Bütünlüğü anlatırdı..
Özü iki cümleydi..
"Ben biz olduğumuz zaman ben olurum." "Ben, ben olduğum için sen, sensin."
***
Beyaz Sayfalar!..
Dünya Sağlık Teşkilatı (WHO) başta tüm dünya uzmanları, coronavirüsün gazeteler yoluyla yayılmadığını ilan etti. Çünkü virüs gazete kağıdında yaşamıyor.
Buna rağmen Sözcü gazetesi "Halkın sağlığını düşünüyoruz" başlığı ile, gazeteyi "beyaz" iki yaprağın arasına koydu.
Böyle olunca el değmiyormuş, ne matbaada, ne dağıtımda..
Açıklama nerde yapılıyor peki?.
Güya beyaz ilk sayfada..
Bu saçmalıkla yapılmak istenen şey okuru korkutup, rakip gazeteleri almamasını sağlamak. Kağıt masrafı dışında "sıfır" maliyetli dört güya beyaz sayfa ile diğer gazetelerden tiraj çalmak..
Sözcü'ye yakışır mı bilmem.. Önceki gün yukardan aşağı bana takılan Soner Yalçın dostum, iki sütun değil, iki satır bu ayıba değinir mi? Onu da bilmem.
Bildiğim bir ara Amerika'da bazı yerel gazeteler beyaz sayfalarla çıkmış ve bayağı satmışlardı.
Jimmy Fallon anlattı. Ondan dinledim.
Efendim coronavirüs patlak verince, Amerikan halkı marketlere saldırmış, depolamak için. İlk tükenen şey de tuvalet kağıdı olmuş. Batı ülkelerinde olduğu gibi Amerika'da da bizdeki "taharet musluğu" yoktur.
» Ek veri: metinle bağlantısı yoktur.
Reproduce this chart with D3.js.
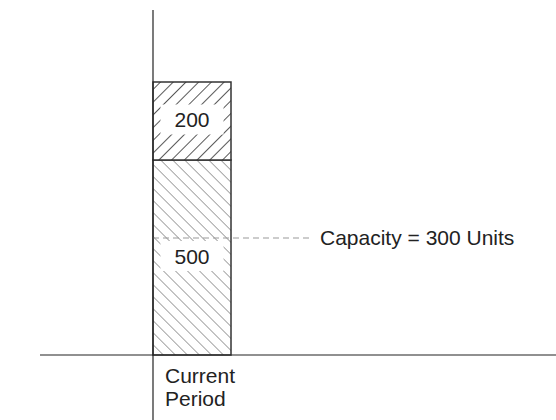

Onlar tuvalet kağıdı ile temizlenip çıkarlar.
Marketlerde tuvalet kağıdı kalmayınca nasıl temizlenecek millet!.
Uyanık bazı gazeteler çareyi böyle bulmuş.
Beyaz sayfalar eklemişler gazetelerine ve duyurmuşlar!.
"İşte size bedava taharetlenme kağıdı!."
***
Fener farkı mı?.
Dünyaca ünlü teknik direktör Fatih Terim, coronavirüs testi pozitif çıkar çıkmaz, kendisi açıkladı..
Tedavisine başlandığını söyledi.
Ardından Galatasaray İkinci Başkanı Abdürrahim Albayrak ve yönetici Mahmut Recevik hastalandıklarını kamuoyuna duyurdular.
Dünya medyası, özellikle Fatih Terim haberini büyüttü.
Fransa, İtalya ve İspanya'nın spor gazeteleri başta, pek çok Avrupa gazetesi Terim haberini yazdı.
Galatasaray Başkanı Mustafa Cengiz, kendisine yapılan testin negatif çıktığını ve ikinci testi yaptıracağını açıkladı.
Bu coronavirüs ve Galatasaray..
Peki Fener farkı ne?.
Kulüpten yapılan resmi açıklama..
"Bir futbolcumuz ve bir görevlimizde coronavirüs tespit edilmiştir." Hepsi bu.. Kim bunlar, belli değil. Saklanıyor.
Başkan Ali Koç ve yöneticiler, hem de iki elemanları "pozitif" iken test yaptırmışlardır mutlak.
Peki sonuç ne?.
O da saklanıyor.
Galatasaray'da her şey açık. Fener'de her şey gizli..
Farkı görüyor musunuz?.
Bu farkı yaratan da, Galatasaray değil, bizzat Fener'in ta kendisi..
***
Sevdiğim Laflar
"Keyifler değildir yaşamı değerli yapan. Yaşamdır, keyif almayı değerli kılan."
Bernard Shaw
Tebessüm
Televizyon seyrederken birden hapşırdım. Köpeğim bana sert sert baktı.. Kalktı ve yatak odasına yürüdü. Şimdi, coronavirüs sona erene kadar, haberleri izlemesi yasak!.